419. For a simple microscope, the magnifying power when the final image is formed at the near point is
ⓐ. \(M=\frac{D}{f}\)
ⓑ. \(M=\frac{f}{D}\)
ⓒ. \(M=1+\frac{D}{f}\)
ⓓ. \(M=1+\frac{f}{D}\)
Correct Answer: \(M=1+\frac{D}{f}\)
Explanation: When the final image is formed at the near point, the eye views the image at the least distance of distinct vision \(D\). In this condition, the simple microscope gives angular magnification \(M=1+\frac{D}{f}\). The extra \(1\) appears because the final image is at the near point rather than at infinity. Here \(f\) is the focal length of the convex lens and \(D\) is usually taken as \(25\,cm\). A shorter focal length gives larger magnifying power.
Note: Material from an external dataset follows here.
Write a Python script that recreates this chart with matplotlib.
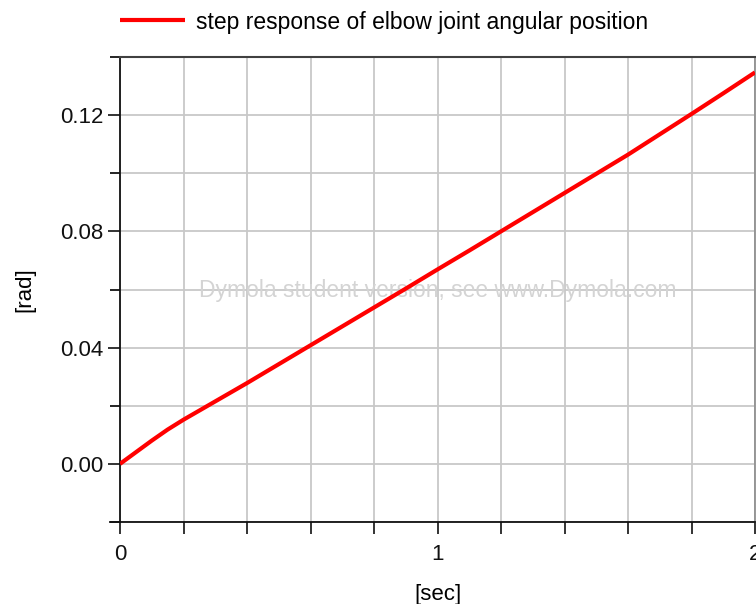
import matplotlib
matplotlib.use("Agg")
import matplotlib.pyplot as plt
from matplotlib.ticker import MultipleLocator, FuncFormatter

# step response of the elbow joint (simulation output)
t_sec = [0.0, 0.05, 0.1, 0.15, 0.2, 0.3, 0.4, 0.5, 0.6, 0.7, 0.8, 0.9, 1.0,
         1.1, 1.2, 1.3, 1.4, 1.5, 1.6, 1.7, 1.8, 1.9, 2.0]
angle_rad = [0.0, 0.0040, 0.0080, 0.0118, 0.0152, 0.0215, 0.0278, 0.0343,
             0.0408, 0.0473, 0.0538, 0.0603, 0.0669, 0.0734, 0.0800, 0.0866,
             0.0932, 0.0998, 0.1064, 0.1134, 0.1204, 0.1275, 0.1347]

y_ticks = [0.00, 0.04, 0.08, 0.12]
x_ticks = [0, 1, 2]

plt.rcParams['font.family'] = ['Liberation Sans', 'DejaVu Sans']

W, H = 756, 604
fig = plt.figure(figsize=(W / 100, H / 100), dpi=100)
ax = fig.add_axes([120 / W, (H - 522) / H, 635 / W, 465 / H])

grid_c = '#c8c8c8'
ax.plot(t_sec, angle_rad, color='#ff0000', lw=3.0, zorder=3,
        solid_capstyle='butt',
        label='step response of elbow joint angular position')

ax.set_xlim(0, 2)
ax.set_ylim(-0.02, 0.14)

ax.xaxis.set_major_locator(MultipleLocator(0.2))
ax.xaxis.set_major_formatter(FuncFormatter(
    lambda v, p: f"{v:.0f}" if abs(v - round(v)) < 1e-6 else ""))
ax.yaxis.set_major_locator(MultipleLocator(0.04))
ax.yaxis.set_minor_locator(MultipleLocator(0.02))
ax.yaxis.set_major_formatter(FuncFormatter(lambda v, p: f"{v:.2f}"))

ax.grid(True, which='both', color=grid_c, lw=1.3, zorder=0)
ax.set_axisbelow(True)

ax.tick_params(axis='x', which='major', direction='out', length=8.5, width=1.2,
               labelsize=16, pad=7, colors='#111111')
ax.tick_params(axis='y', which='major', direction='out', length=9, width=1.2,
               labelsize=16, pad=3, colors='#111111')
ax.tick_params(axis='y', which='minor', direction='out', length=7, width=1.2)

for side in ['left', 'bottom']:
    ax.spines[side].set_color('#111111')
    ax.spines[side].set_linewidth(1.3)
ax.spines['top'].set_color('#404040')
ax.spines['top'].set_linewidth(1.5)
ax.spines['right'].set_color('#909090')
ax.spines['right'].set_linewidth(1.3)

# x axis line sticks out a bit to the left of the y axis
ax.plot([-10 / 635, 0], [0, 0], transform=ax.transAxes, color='#111111',
        lw=1.3, clip_on=False)

ax.set_xlabel('[sec]', fontsize=16, labelpad=14)
ax.set_ylabel('[rad]', fontsize=16, labelpad=18)

ax.text(0.5, (0.14 - 0.0605) / 0.16, 'Dymola student version, see www.Dymola.com',
        transform=ax.transAxes, ha='center', va='center', fontsize=16.5,
        color='#d4d4d4', zorder=1.5)

fig.legend(loc='center left', bbox_to_anchor=(120 / W, 1 - 22 / H),
           frameon=False, fontsize=16.5, handlelength=2.85, handletextpad=0.45,
           borderpad=0, borderaxespad=0)

fig.savefig('out.png', dpi=100)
420. For a simple microscope used with relaxed eye, the final image is at infinity. Its magnifying power is
ⓐ. \(M=\frac{D}{f}\)
ⓑ. \(M=1+\frac{D}{f}\)
ⓒ. \(M=\frac{f}{D}\)
ⓓ. \(M=D+f\)
Correct Answer: \(M=\frac{D}{f}\)
Explanation: A relaxed eye means the final image is at infinity. For a simple microscope in this condition, the object is placed at the focus of the convex lens. The emergent rays are parallel, so the eye views them without accommodation strain. The angular magnifying power is \(M=\frac{D}{f}\). This is smaller than the near-point value \(1+\frac{D}{f}\) for the same lens.